59. In a subsequent letter dated 15 November 2016 the BHC in Colombo confirmed that since July 2014 the team verified 355 documents that were submitted in protection claims from Sri Lankan applicants. Of the 218 cases 88% were deemed false (191 cases). In the 12% of cases where verification indicated that the document was likely to be genuine (26 cases) a grant of protection was “generally the outcome”. The other 117 documents did not include police or court documents. The 2 nd Secretary confirmed that the process of verification was unchanged since his letter dated 02 November 2015. He asserted that the process was in accordance with the principles outlined in paragraph 339IA of the immigration rules.
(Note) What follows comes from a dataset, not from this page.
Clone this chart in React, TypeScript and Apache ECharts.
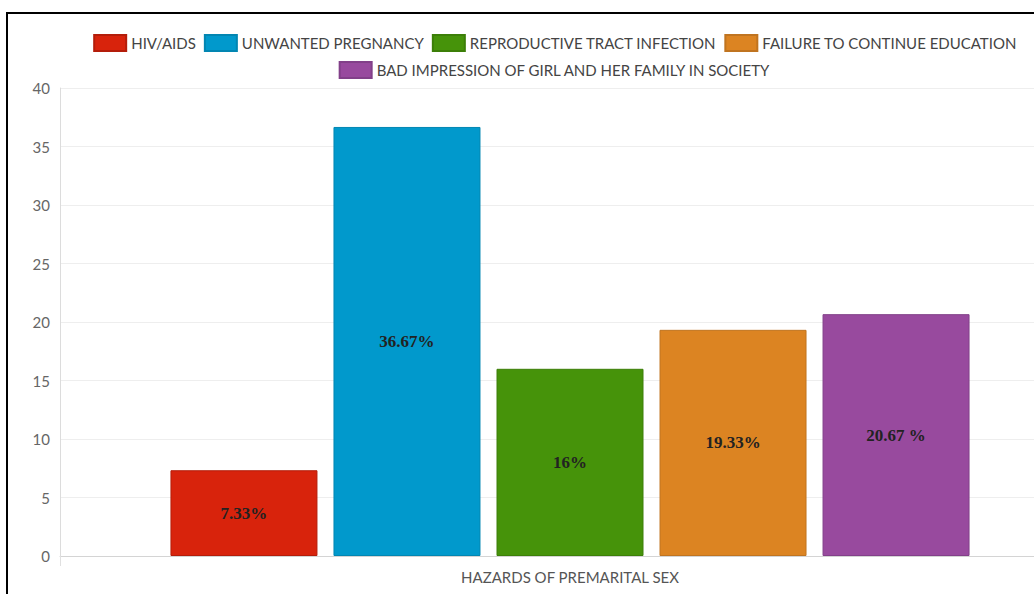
import React, { useEffect, useRef } from "react";
import * as echarts from "echarts";

const category = ["HAZARDS OF PREMARITAL SEX"];
const seriesNames = [
  "HIV/AIDS",
  "UNWANTED PREGNANCY",
  "REPRODUCTIVE TRACT INFECTION",
  "FAILURE TO CONTINUE EDUCATION",
  "BAD IMPRESSION OF GIRL AND HER FAMILY IN SOCIETY",
];
const seriesValues = [7.33, 36.67, 16, 19.33, 20.67];
const seriesLabels = ["7.33%", "36.67%", "16%", "19.33%", "20.67 %"];
const seriesColors = ["#d8230c", "#0199cc", "#46930a", "#dc8422", "#984a9e"];
const seriesBorders = ["#b41d0a", "#0286b2", "#3c7f08", "#c07420", "#824089"];
const yTicks = [0, 5, 10, 15, 20, 25, 30, 35, 40];

export default function App() {
  const ref = useRef<HTMLDivElement>(null);

  useEffect(() => {
    if (!ref.current) return;
    const chart = echarts.init(ref.current, null, { renderer: "svg" });

    const legendText = {
      fontFamily: "Lato",
      fontSize: 15,
      color: "#444",
    };

    chart.setOption({
      animation: false,
      backgroundColor: "#ffffff",
      legend: [
        {
          data: seriesNames.slice(0, 4),
          top: 29,
          left: "center",
          itemWidth: 32,
          itemHeight: 16,
          itemGap: 8,
          textStyle: legendText,
          icon: "rect",
        },
        {
          data: seriesNames.slice(4),
          top: 56,
          left: "center",
          itemWidth: 32,
          itemHeight: 16,
          itemGap: 8,
          textStyle: legendText,
          icon: "rect",
        },
      ],
      grid: { left: 60, right: 30, top: 88, bottom: 38 },
      xAxis: {
        type: "category",
        data: category,
        axisLine: { lineStyle: { color: "#d4d4d4" } },
        axisTick: { show: true, length: 10, lineStyle: { color: "#e0e0e0" } },
        axisLabel: {
          fontFamily: "Lato",
          fontSize: 15,
          color: "#555",
          margin: 13,
        },
      },
      yAxis: {
        type: "value",
        min: yTicks[0],
        max: yTicks[yTicks.length - 1],
        interval: 5,
        axisLine: { show: true, lineStyle: { color: "#dcdcdc" } },
        axisTick: { show: false },
        axisLabel: {
          fontFamily: "Lato",
          fontSize: 15,
          color: "#666",
          margin: 10,
        },
        splitLine: { lineStyle: { color: "#eeeeee" } },
      },
      graphic: [
        {
          type: "rect",
          shape: { x: 7, y: 13, width: 1200, height: 700 },
          style: { fill: "none", stroke: "#000", lineWidth: 2 },
          silent: true,
          z: 100,
        },
      ],
      series: seriesNames.map((name, i) => ({
        name,
        type: "bar",
        data: [seriesValues[i]],
        barWidth: 147,
        barGap: "10.9%",
        itemStyle: {
          color: seriesColors[i],
          borderColor: seriesBorders[i],
          borderWidth: 1,
        },
        label: {
          show: true,
          position: "inside",
          formatter: seriesLabels[i],
          fontFamily: "Liberation Serif",
          fontWeight: "bold",
          fontSize: 17,
          color: "#222",
        },
      })),
    });

    return () => chart.dispose();
  }, []);

  return (
    <div
      style={{
        position: "fixed",
        left: 0,
        top: 0,
        width: 1034,
        height: 594,
        overflow: "hidden",
        background: "#fff",
      }}
    >
      <div ref={ref} style={{ width: 1110, height: 594 }} />
    </div>
  );
}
Because 88% of the case numbers given on police or court documents did not relate to a real case the government of Sri Lanka is not able to learn the identity of those people. The use of redactions and non-disclosure of the reason for the verification means that the government of Sri Lanka is never told that a person has claimed asylum.
60. The general evidence sets out nature of the document verification process carried out by the respondent through the BHC in Colombo. The respondent has also produced evidence relating to specific inquiries made in relation to this particular case. The process of inquiry is summarised by the 2 nd Secretary in a letter dated 15 November 2016. The BHC received a request to verify the warrant of arrest in August 2015. A member of his team contacted the TID by fax because it was the authority to whom the purported warrant was directed. The warrant was redacted to omit any reference to the individual and faxed to the TID. The TID confirmed by telephone that they had no record of the warrant. The information was included in a DVR prepared by RALON on 14 August 2015. On 23 August 2015 the TID provided written confirmation that there was no record of the arrest warrant. Copies of the letter to the TID, the redacted warrant and the TID written response are included in the evidence.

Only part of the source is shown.